How, particularly in the land of state’s rights (I know-state’s rights only applies when it suits their purposes) is the decision of a municipality about statuary a federal issue? What federal statute or right is implicated in the City Council’s decision to remove this statue? If the City of Boston wants to remove the Make Way for Ducklings statue (which, heaven forbid), does it need permission from a federal judge? Could a judge require a city to put up a statue on the petition of a random racist? Let’s turn it around, could a federal judge forbid the erection of a statue proposed by a municipality?

I can conceive of an argument for an affirmative answer to my last question.

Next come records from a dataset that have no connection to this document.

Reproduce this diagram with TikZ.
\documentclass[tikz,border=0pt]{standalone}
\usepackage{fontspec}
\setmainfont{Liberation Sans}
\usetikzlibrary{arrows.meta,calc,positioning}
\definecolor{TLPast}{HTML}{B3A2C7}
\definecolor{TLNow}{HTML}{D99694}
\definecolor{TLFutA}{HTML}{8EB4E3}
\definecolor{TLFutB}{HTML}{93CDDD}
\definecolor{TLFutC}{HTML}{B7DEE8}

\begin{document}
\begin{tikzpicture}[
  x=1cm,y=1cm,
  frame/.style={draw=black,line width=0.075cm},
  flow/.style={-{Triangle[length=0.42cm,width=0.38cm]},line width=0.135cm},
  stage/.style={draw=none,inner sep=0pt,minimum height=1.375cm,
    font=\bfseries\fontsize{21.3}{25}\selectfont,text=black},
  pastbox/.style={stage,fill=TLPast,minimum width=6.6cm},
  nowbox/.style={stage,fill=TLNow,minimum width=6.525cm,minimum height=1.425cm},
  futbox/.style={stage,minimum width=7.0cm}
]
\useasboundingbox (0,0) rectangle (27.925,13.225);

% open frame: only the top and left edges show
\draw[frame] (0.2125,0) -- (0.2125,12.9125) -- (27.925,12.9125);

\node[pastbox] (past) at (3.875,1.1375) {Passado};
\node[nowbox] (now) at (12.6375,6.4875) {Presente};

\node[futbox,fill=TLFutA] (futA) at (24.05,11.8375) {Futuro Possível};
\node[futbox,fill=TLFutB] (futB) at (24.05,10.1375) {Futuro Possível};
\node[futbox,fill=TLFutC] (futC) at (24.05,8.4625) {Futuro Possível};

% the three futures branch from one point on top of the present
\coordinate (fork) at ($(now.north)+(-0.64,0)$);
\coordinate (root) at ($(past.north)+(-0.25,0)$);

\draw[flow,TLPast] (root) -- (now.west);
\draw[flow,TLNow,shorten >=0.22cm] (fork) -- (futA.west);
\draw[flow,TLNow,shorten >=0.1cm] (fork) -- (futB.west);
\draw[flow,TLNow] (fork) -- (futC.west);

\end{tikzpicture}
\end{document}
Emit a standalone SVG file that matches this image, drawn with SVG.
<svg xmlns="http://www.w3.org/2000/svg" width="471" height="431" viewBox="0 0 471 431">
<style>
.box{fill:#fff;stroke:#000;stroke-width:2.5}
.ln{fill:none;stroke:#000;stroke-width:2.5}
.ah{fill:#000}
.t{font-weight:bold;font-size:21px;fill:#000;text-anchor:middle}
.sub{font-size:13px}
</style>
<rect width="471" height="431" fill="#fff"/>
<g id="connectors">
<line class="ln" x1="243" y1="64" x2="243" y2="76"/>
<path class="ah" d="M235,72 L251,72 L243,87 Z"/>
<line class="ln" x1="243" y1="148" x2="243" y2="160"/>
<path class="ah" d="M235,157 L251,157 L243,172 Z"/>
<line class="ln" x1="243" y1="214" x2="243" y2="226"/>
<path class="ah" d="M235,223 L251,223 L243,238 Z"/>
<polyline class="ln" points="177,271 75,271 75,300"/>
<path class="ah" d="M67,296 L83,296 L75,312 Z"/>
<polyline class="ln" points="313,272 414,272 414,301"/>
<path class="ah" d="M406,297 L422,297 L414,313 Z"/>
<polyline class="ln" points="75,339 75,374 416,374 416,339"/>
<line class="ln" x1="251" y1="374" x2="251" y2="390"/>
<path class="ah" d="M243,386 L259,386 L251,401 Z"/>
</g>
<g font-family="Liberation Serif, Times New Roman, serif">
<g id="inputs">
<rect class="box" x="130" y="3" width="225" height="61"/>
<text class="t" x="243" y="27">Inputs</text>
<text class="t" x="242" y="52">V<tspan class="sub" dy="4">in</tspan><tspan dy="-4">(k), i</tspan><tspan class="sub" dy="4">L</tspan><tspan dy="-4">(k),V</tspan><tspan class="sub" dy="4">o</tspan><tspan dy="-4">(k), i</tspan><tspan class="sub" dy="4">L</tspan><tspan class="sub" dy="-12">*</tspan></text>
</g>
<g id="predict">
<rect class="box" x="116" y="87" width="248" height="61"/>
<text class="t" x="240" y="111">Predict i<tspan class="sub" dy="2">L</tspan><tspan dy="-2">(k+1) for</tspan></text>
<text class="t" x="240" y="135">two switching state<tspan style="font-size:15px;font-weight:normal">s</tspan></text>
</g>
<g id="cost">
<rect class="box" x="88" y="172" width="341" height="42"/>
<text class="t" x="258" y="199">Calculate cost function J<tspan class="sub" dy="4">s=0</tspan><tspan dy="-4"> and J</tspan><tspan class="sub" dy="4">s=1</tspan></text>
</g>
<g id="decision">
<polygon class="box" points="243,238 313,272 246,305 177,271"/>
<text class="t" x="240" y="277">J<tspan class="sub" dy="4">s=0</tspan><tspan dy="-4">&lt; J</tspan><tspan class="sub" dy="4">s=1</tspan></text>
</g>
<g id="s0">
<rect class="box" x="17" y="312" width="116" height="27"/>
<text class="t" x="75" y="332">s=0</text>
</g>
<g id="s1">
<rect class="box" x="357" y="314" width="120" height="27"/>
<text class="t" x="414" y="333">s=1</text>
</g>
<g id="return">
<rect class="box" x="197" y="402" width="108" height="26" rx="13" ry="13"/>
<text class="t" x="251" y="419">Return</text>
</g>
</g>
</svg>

Back when a lot of these statues were erected, they symbolized, as they do today, the triumph of Jim Crow and the subversion by local authorities of the U.S. Constitution. Perhaps you could make something of that. But how do you argue that taking down a symbol of hate and repression presents a federal question? Imagine too, the reaction we’d hear from Tucker Carlson and his ilk if a judge ordered the removal of one of these statues If the local authorities refused to do so.

This movement to remove monuments to hate and treason is one of the few hopeful signs of the age of Trump. This activist judge should step aside and let the enlightened people of Dallas do the right thing.

Only one side!

Almost everyone on the left is aware of the “both sides” mentality of the mainstream press. Why, there are some bloggers who specialize in exposing the absurd lengths to which the media will go to insist that “both sides” are equally bad. (I highly recommend driftglass, see one of his many great takedowns of David Brooks here.) You know how it goes. Does the Republican Party cater to racists, and has it done so for the past 40 years? Well, what about the Democrats, who … who, well, who refuse to feel the pain of those racists, or something. There’s always something.

So, this morning I picked up the Boston Globe and read this headline: In age of Trump, politics has become a game with no shame So, naturally, I figured, somewhere in the article we would be assured that both sides are guilty of Trump’s transgressions, which in this case consist of refusing to admit he is wrong or apologize to those he has wronged, regardless of mountains of proof that he is wrong or that an apology is in order. The story documents the fact that lots of Republican politicians throughout the country are following Trump’s lead, and standing by outrageously false claims or outrageous and baseless insults directed at political opponents.

But, guess what?!!!! The article tells it like it is. I looked in vain for even a hint of an assertion that Democrats are doing it too. It’s not there! Could this be the beginning of the end of both siderism, or is this just the work of a new young journalist who has not yet caught on to the rules?